- **Dataset content**

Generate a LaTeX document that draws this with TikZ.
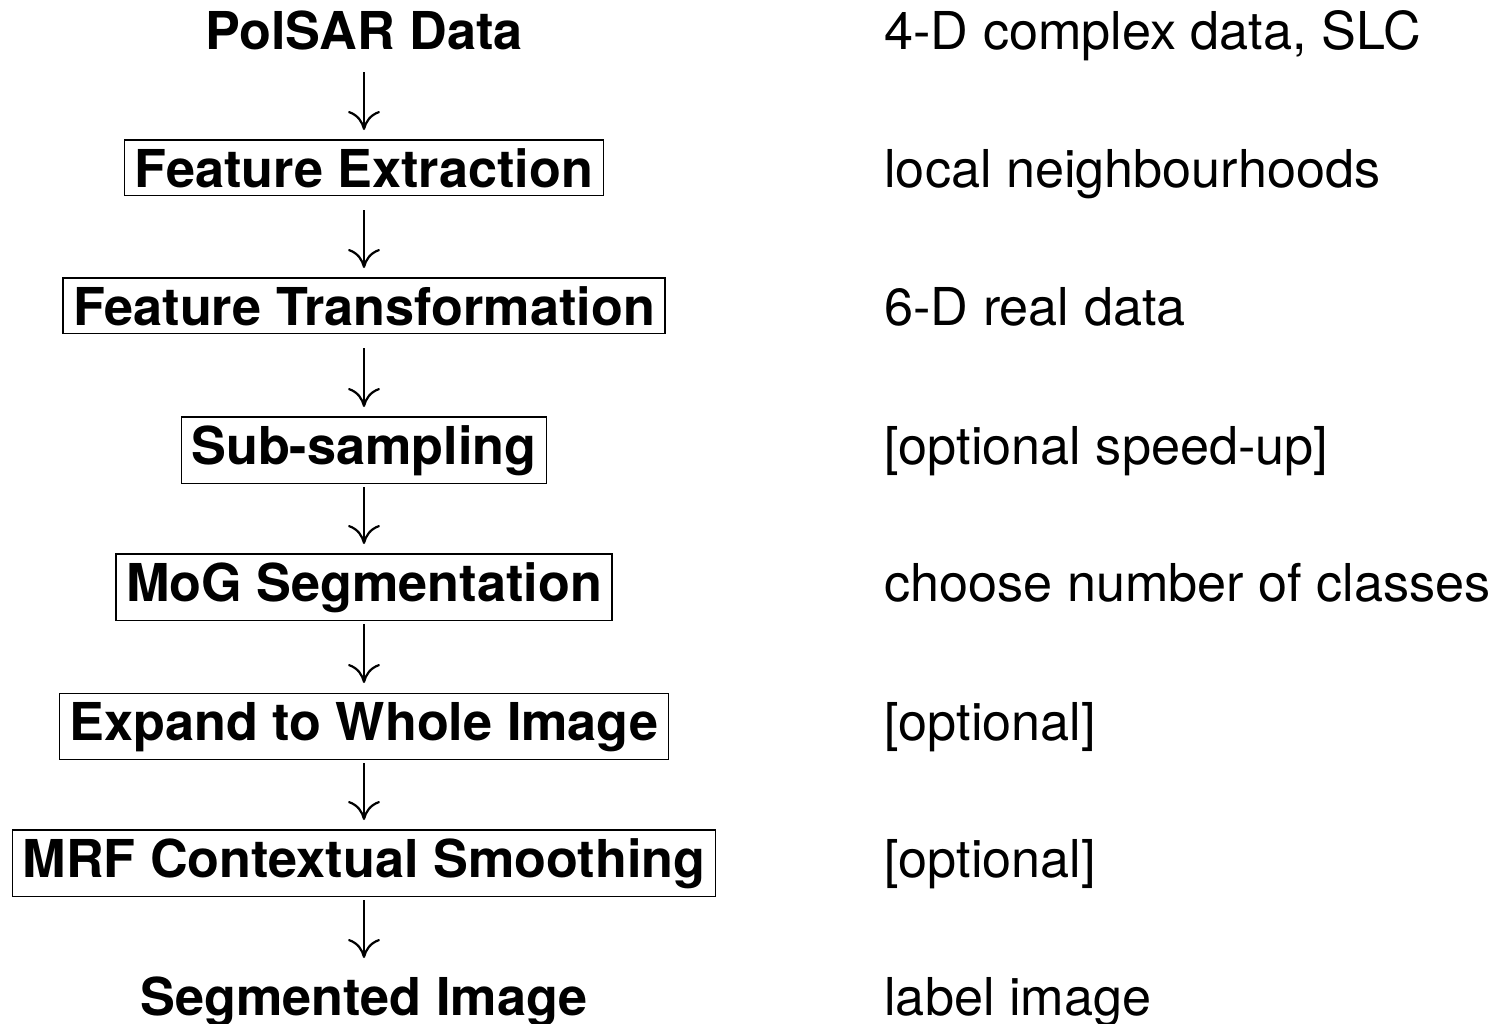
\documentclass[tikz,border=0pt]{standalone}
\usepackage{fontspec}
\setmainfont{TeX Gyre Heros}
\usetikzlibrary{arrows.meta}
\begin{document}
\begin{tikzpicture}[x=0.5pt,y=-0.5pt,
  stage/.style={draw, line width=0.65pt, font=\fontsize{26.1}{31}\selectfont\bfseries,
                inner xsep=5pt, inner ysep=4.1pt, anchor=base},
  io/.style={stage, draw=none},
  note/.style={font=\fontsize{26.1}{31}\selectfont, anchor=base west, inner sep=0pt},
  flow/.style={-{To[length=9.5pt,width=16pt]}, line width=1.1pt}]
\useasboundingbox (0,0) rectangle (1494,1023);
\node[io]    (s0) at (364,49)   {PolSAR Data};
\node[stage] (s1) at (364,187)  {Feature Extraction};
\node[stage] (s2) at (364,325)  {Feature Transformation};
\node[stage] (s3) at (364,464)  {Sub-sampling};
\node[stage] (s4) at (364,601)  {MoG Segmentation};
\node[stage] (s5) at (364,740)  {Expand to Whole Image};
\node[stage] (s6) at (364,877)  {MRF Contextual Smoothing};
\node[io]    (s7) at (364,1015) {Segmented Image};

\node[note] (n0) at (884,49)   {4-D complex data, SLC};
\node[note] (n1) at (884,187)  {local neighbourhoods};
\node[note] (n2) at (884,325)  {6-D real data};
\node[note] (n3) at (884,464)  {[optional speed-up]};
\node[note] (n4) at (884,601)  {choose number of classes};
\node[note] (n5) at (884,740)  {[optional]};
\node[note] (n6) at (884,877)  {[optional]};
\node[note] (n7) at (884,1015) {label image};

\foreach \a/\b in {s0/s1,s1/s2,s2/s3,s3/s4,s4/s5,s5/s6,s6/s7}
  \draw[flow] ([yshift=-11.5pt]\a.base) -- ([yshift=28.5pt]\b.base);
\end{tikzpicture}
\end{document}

- **Exercise prompt**
Write out the listing above exactly as it stands, pictures excluded.

- **Solution**
Generate a LaTeX document that draws this with TikZ.
\documentclass[tikz,border=0pt]{standalone}
\usepackage{fontspec}
\setmainfont{TeX Gyre Heros}
\usetikzlibrary{arrows.meta}
\begin{document}
\begin{tikzpicture}[x=0.5pt,y=-0.5pt,
  stage/.style={draw, line width=0.65pt, font=\fontsize{26.1}{31}\selectfont\bfseries,
                inner xsep=5pt, inner ysep=4.1pt, anchor=base},
  io/.style={stage, draw=none},
  note/.style={font=\fontsize{26.1}{31}\selectfont, anchor=base west, inner sep=0pt},
  flow/.style={-{To[length=9.5pt,width=16pt]}, line width=1.1pt}]
\useasboundingbox (0,0) rectangle (1494,1023);
\node[io]    (s0) at (364,49)   {PolSAR Data};
\node[stage] (s1) at (364,187)  {Feature Extraction};
\node[stage] (s2) at (364,325)  {Feature Transformation};
\node[stage] (s3) at (364,464)  {Sub-sampling};
\node[stage] (s4) at (364,601)  {MoG Segmentation};
\node[stage] (s5) at (364,740)  {Expand to Whole Image};
\node[stage] (s6) at (364,877)  {MRF Contextual Smoothing};
\node[io]    (s7) at (364,1015) {Segmented Image};

\node[note] (n0) at (884,49)   {4-D complex data, SLC};
\node[note] (n1) at (884,187)  {local neighbourhoods};
\node[note] (n2) at (884,325)  {6-D real data};
\node[note] (n3) at (884,464)  {[optional speed-up]};
\node[note] (n4) at (884,601)  {choose number of classes};
\node[note] (n5) at (884,740)  {[optional]};
\node[note] (n6) at (884,877)  {[optional]};
\node[note] (n7) at (884,1015) {label image};

\foreach \a/\b in {s0/s1,s1/s2,s2/s3,s3/s4,s4/s5,s5/s6,s6/s7}
  \draw[flow] ([yshift=-11.5pt]\a.base) -- ([yshift=28.5pt]\b.base);
\end{tikzpicture}
\end{document}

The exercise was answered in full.